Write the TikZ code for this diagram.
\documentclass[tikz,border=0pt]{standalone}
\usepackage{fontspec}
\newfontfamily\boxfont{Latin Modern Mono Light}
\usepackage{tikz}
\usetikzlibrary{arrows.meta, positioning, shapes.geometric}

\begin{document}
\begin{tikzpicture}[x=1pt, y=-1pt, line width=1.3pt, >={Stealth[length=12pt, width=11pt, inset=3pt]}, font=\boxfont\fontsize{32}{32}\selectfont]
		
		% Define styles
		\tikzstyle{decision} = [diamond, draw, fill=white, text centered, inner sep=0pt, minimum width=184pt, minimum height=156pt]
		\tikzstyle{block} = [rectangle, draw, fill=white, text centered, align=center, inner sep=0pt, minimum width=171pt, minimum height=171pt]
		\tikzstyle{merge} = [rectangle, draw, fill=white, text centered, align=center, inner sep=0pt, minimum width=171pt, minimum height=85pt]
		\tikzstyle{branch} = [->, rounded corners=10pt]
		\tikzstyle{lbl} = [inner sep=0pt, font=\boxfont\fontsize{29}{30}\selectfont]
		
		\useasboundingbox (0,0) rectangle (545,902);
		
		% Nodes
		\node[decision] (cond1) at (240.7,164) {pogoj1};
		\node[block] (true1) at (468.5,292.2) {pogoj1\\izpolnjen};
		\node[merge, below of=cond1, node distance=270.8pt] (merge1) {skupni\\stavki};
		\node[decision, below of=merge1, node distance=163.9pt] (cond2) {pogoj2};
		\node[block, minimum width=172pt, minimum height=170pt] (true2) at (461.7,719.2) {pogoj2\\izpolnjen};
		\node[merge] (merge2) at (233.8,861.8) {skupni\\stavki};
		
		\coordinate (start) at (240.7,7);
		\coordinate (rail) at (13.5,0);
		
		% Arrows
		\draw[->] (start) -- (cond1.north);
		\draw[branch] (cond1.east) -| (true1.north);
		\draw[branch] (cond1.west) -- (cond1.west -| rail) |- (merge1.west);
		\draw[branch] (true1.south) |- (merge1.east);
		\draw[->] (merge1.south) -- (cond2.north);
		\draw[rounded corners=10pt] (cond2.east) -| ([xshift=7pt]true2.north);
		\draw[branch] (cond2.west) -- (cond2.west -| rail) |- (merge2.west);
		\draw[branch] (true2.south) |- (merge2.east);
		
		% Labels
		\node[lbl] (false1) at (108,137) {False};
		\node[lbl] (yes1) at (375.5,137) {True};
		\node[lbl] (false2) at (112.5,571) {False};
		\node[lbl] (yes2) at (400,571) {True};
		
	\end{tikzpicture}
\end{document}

- **Problem to work on**
Print the whole listing exactly as it is.

- **The response**
Write the TikZ code for this diagram.
\documentclass[tikz,border=0pt]{standalone}
\usepackage{fontspec}
\newfontfamily\boxfont{Latin Modern Mono Light}
\usepackage{tikz}
\usetikzlibrary{arrows.meta, positioning, shapes.geometric}

\begin{document}
\begin{tikzpicture}[x=1pt, y=-1pt, line width=1.3pt, >={Stealth[length=12pt, width=11pt, inset=3pt]}, font=\boxfont\fontsize{32}{32}\selectfont]
		
		% Define styles
		\tikzstyle{decision} = [diamond, draw, fill=white, text centered, inner sep=0pt, minimum width=184pt, minimum height=156pt]
		\tikzstyle{block} = [rectangle, draw, fill=white, text centered, align=center, inner sep=0pt, minimum width=171pt, minimum height=171pt]
		\tikzstyle{merge} = [rectangle, draw, fill=white, text centered, align=center, inner sep=0pt, minimum width=171pt, minimum height=85pt]
		\tikzstyle{branch} = [->, rounded corners=10pt]
		\tikzstyle{lbl} = [inner sep=0pt, font=\boxfont\fontsize{29}{30}\selectfont]
		
		\useasboundingbox (0,0) rectangle (545,902);
		
		% Nodes
		\node[decision] (cond1) at (240.7,164) {pogoj1};
		\node[block] (true1) at (468.5,292.2) {pogoj1\\izpolnjen};
		\node[merge, below of=cond1, node distance=270.8pt] (merge1) {skupni\\stavki};
		\node[decision, below of=merge1, node distance=163.9pt] (cond2) {pogoj2};
		\node[block, minimum width=172pt, minimum height=170pt] (true2) at (461.7,719.2) {pogoj2\\izpolnjen};
		\node[merge] (merge2) at (233.8,861.8) {skupni\\stavki};
		
		\coordinate (start) at (240.7,7);
		\coordinate (rail) at (13.5,0);
		
		% Arrows
		\draw[->] (start) -- (cond1.north);
		\draw[branch] (cond1.east) -| (true1.north);
		\draw[branch] (cond1.west) -- (cond1.west -| rail) |- (merge1.west);
		\draw[branch] (true1.south) |- (merge1.east);
		\draw[->] (merge1.south) -- (cond2.north);
		\draw[rounded corners=10pt] (cond2.east) -| ([xshift=7pt]true2.north);
		\draw[branch] (cond2.west) -- (cond2.west -| rail) |- (merge2.west);
		\draw[branch] (true2.south) |- (merge2.east);
		
		% Labels
		\node[lbl] (false1) at (108,137) {False};
		\node[lbl] (yes1) at (375.5,137) {True};
		\node[lbl] (false2) at (112.5,571) {False};
		\node[lbl] (yes2) at (400,571) {True};
		
	\end{tikzpicture}
\end{document}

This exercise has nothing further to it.